TASK OBJECTIVE: Write the data out again, character for character, with no images.

* * *

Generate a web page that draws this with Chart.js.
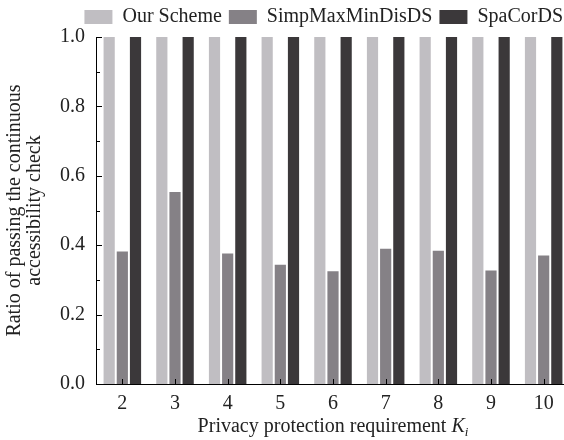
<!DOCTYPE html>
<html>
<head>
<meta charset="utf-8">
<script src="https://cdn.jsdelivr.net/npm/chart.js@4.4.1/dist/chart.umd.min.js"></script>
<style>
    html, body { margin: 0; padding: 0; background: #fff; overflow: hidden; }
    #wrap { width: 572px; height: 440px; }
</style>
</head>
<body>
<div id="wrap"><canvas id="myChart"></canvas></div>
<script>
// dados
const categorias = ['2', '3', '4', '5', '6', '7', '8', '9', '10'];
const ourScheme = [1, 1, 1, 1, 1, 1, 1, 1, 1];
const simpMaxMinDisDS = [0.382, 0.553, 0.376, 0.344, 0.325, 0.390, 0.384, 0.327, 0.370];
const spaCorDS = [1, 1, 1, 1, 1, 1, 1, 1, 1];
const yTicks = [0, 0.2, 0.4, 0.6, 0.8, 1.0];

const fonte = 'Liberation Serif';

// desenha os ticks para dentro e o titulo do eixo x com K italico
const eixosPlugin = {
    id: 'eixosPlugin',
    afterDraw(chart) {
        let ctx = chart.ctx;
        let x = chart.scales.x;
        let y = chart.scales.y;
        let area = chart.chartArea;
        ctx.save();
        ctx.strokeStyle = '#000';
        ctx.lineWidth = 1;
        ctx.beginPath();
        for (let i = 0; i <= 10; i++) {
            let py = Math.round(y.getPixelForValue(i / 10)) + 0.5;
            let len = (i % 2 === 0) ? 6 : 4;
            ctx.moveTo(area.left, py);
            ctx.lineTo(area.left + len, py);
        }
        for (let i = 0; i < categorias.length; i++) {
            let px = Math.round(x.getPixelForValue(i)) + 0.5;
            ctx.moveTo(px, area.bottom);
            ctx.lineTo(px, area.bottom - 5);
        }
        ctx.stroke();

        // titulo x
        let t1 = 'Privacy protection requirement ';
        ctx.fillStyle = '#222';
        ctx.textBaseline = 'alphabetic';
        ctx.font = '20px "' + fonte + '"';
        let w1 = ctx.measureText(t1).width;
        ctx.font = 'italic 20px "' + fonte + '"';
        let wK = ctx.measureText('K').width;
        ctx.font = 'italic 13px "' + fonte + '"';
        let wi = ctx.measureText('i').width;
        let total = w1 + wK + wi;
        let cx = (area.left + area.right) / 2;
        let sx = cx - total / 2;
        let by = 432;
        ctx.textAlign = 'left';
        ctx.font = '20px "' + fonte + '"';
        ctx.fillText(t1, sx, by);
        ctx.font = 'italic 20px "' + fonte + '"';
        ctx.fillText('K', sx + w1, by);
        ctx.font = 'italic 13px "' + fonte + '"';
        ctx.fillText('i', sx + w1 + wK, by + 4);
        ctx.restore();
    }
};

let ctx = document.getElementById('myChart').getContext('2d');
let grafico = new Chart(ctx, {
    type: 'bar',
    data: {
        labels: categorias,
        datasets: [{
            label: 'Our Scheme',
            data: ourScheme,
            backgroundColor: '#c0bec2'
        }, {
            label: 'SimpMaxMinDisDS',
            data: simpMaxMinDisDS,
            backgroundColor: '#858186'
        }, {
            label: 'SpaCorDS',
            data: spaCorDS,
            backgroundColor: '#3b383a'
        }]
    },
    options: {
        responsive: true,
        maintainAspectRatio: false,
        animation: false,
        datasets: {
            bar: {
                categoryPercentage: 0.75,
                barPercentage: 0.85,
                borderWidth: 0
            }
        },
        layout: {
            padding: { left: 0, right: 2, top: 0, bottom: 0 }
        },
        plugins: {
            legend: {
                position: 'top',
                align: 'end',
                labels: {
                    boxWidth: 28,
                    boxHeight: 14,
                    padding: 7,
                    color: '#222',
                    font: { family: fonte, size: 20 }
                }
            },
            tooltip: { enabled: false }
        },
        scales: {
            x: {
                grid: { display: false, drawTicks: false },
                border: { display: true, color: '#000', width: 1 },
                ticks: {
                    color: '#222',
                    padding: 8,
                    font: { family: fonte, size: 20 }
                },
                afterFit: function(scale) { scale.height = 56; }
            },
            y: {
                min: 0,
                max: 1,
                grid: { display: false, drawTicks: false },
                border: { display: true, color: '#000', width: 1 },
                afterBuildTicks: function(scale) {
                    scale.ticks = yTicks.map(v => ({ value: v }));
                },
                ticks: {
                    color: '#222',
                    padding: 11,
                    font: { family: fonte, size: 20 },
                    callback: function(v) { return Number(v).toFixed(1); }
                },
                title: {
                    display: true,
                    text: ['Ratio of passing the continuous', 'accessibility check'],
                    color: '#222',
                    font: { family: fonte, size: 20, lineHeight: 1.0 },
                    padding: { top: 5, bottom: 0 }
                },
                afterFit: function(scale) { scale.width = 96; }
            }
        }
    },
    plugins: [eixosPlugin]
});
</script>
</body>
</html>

* * *

RESULT OF THIS EXERCISE:
Generate a web page that draws this with Chart.js.
<!DOCTYPE html>
<html>
<head>
<meta charset="utf-8">
<script src="https://cdn.jsdelivr.net/npm/chart.js@4.4.1/dist/chart.umd.min.js"></script>
<style>
    html, body { margin: 0; padding: 0; background: #fff; overflow: hidden; }
    #wrap { width: 572px; height: 440px; }
</style>
</head>
<body>
<div id="wrap"><canvas id="myChart"></canvas></div>
<script>
// dados
const categorias = ['2', '3', '4', '5', '6', '7', '8', '9', '10'];
const ourScheme = [1, 1, 1, 1, 1, 1, 1, 1, 1];
const simpMaxMinDisDS = [0.382, 0.553, 0.376, 0.344, 0.325, 0.390, 0.384, 0.327, 0.370];
const spaCorDS = [1, 1, 1, 1, 1, 1, 1, 1, 1];
const yTicks = [0, 0.2, 0.4, 0.6, 0.8, 1.0];

const fonte = 'Liberation Serif';

// desenha os ticks para dentro e o titulo do eixo x com K italico
const eixosPlugin = {
    id: 'eixosPlugin',
    afterDraw(chart) {
        let ctx = chart.ctx;
        let x = chart.scales.x;
        let y = chart.scales.y;
        let area = chart.chartArea;
        ctx.save();
        ctx.strokeStyle = '#000';
        ctx.lineWidth = 1;
        ctx.beginPath();
        for (let i = 0; i <= 10; i++) {
            let py = Math.round(y.getPixelForValue(i / 10)) + 0.5;
            let len = (i % 2 === 0) ? 6 : 4;
            ctx.moveTo(area.left, py);
            ctx.lineTo(area.left + len, py);
        }
        for (let i = 0; i < categorias.length; i++) {
            let px = Math.round(x.getPixelForValue(i)) + 0.5;
            ctx.moveTo(px, area.bottom);
            ctx.lineTo(px, area.bottom - 5);
        }
        ctx.stroke();

        // titulo x
        let t1 = 'Privacy protection requirement ';
        ctx.fillStyle = '#222';
        ctx.textBaseline = 'alphabetic';
        ctx.font = '20px "' + fonte + '"';
        let w1 = ctx.measureText(t1).width;
        ctx.font = 'italic 20px "' + fonte + '"';
        let wK = ctx.measureText('K').width;
        ctx.font = 'italic 13px "' + fonte + '"';
        let wi = ctx.measureText('i').width;
        let total = w1 + wK + wi;
        let cx = (area.left + area.right) / 2;
        let sx = cx - total / 2;
        let by = 432;
        ctx.textAlign = 'left';
        ctx.font = '20px "' + fonte + '"';
        ctx.fillText(t1, sx, by);
        ctx.font = 'italic 20px "' + fonte + '"';
        ctx.fillText('K', sx + w1, by);
        ctx.font = 'italic 13px "' + fonte + '"';
        ctx.fillText('i', sx + w1 + wK, by + 4);
        ctx.restore();
    }
};

let ctx = document.getElementById('myChart').getContext('2d');
let grafico = new Chart(ctx, {
    type: 'bar',
    data: {
        labels: categorias,
        datasets: [{
            label: 'Our Scheme',
            data: ourScheme,
            backgroundColor: '#c0bec2'
        }, {
            label: 'SimpMaxMinDisDS',
            data: simpMaxMinDisDS,
            backgroundColor: '#858186'
        }, {
            label: 'SpaCorDS',
            data: spaCorDS,
            backgroundColor: '#3b383a'
        }]
    },
    options: {
        responsive: true,
        maintainAspectRatio: false,
        animation: false,
        datasets: {
            bar: {
                categoryPercentage: 0.75,
                barPercentage: 0.85,
                borderWidth: 0
            }
        },
        layout: {
            padding: { left: 0, right: 2, top: 0, bottom: 0 }
        },
        plugins: {
            legend: {
                position: 'top',
                align: 'end',
                labels: {
                    boxWidth: 28,
                    boxHeight: 14,
                    padding: 7,
                    color: '#222',
                    font: { family: fonte, size: 20 }
                }
            },
            tooltip: { enabled: false }
        },
        scales: {
            x: {
                grid: { display: false, drawTicks: false },
                border: { display: true, color: '#000', width: 1 },
                ticks: {
                    color: '#222',
                    padding: 8,
                    font: { family: fonte, size: 20 }
                },
                afterFit: function(scale) { scale.height = 56; }
            },
            y: {
                min: 0,
                max: 1,
                grid: { display: false, drawTicks: false },
                border: { display: true, color: '#000', width: 1 },
                afterBuildTicks: function(scale) {
                    scale.ticks = yTicks.map(v => ({ value: v }));
                },
                ticks: {
                    color: '#222',
                    padding: 11,
                    font: { family: fonte, size: 20 },
                    callback: function(v) { return Number(v).toFixed(1); }
                },
                title: {
                    display: true,
                    text: ['Ratio of passing the continuous', 'accessibility check'],
                    color: '#222',
                    font: { family: fonte, size: 20, lineHeight: 1.0 },
                    padding: { top: 5, bottom: 0 }
                },
                afterFit: function(scale) { scale.width = 96; }
            }
        }
    },
    plugins: [eixosPlugin]
});
</script>
</body>
</html>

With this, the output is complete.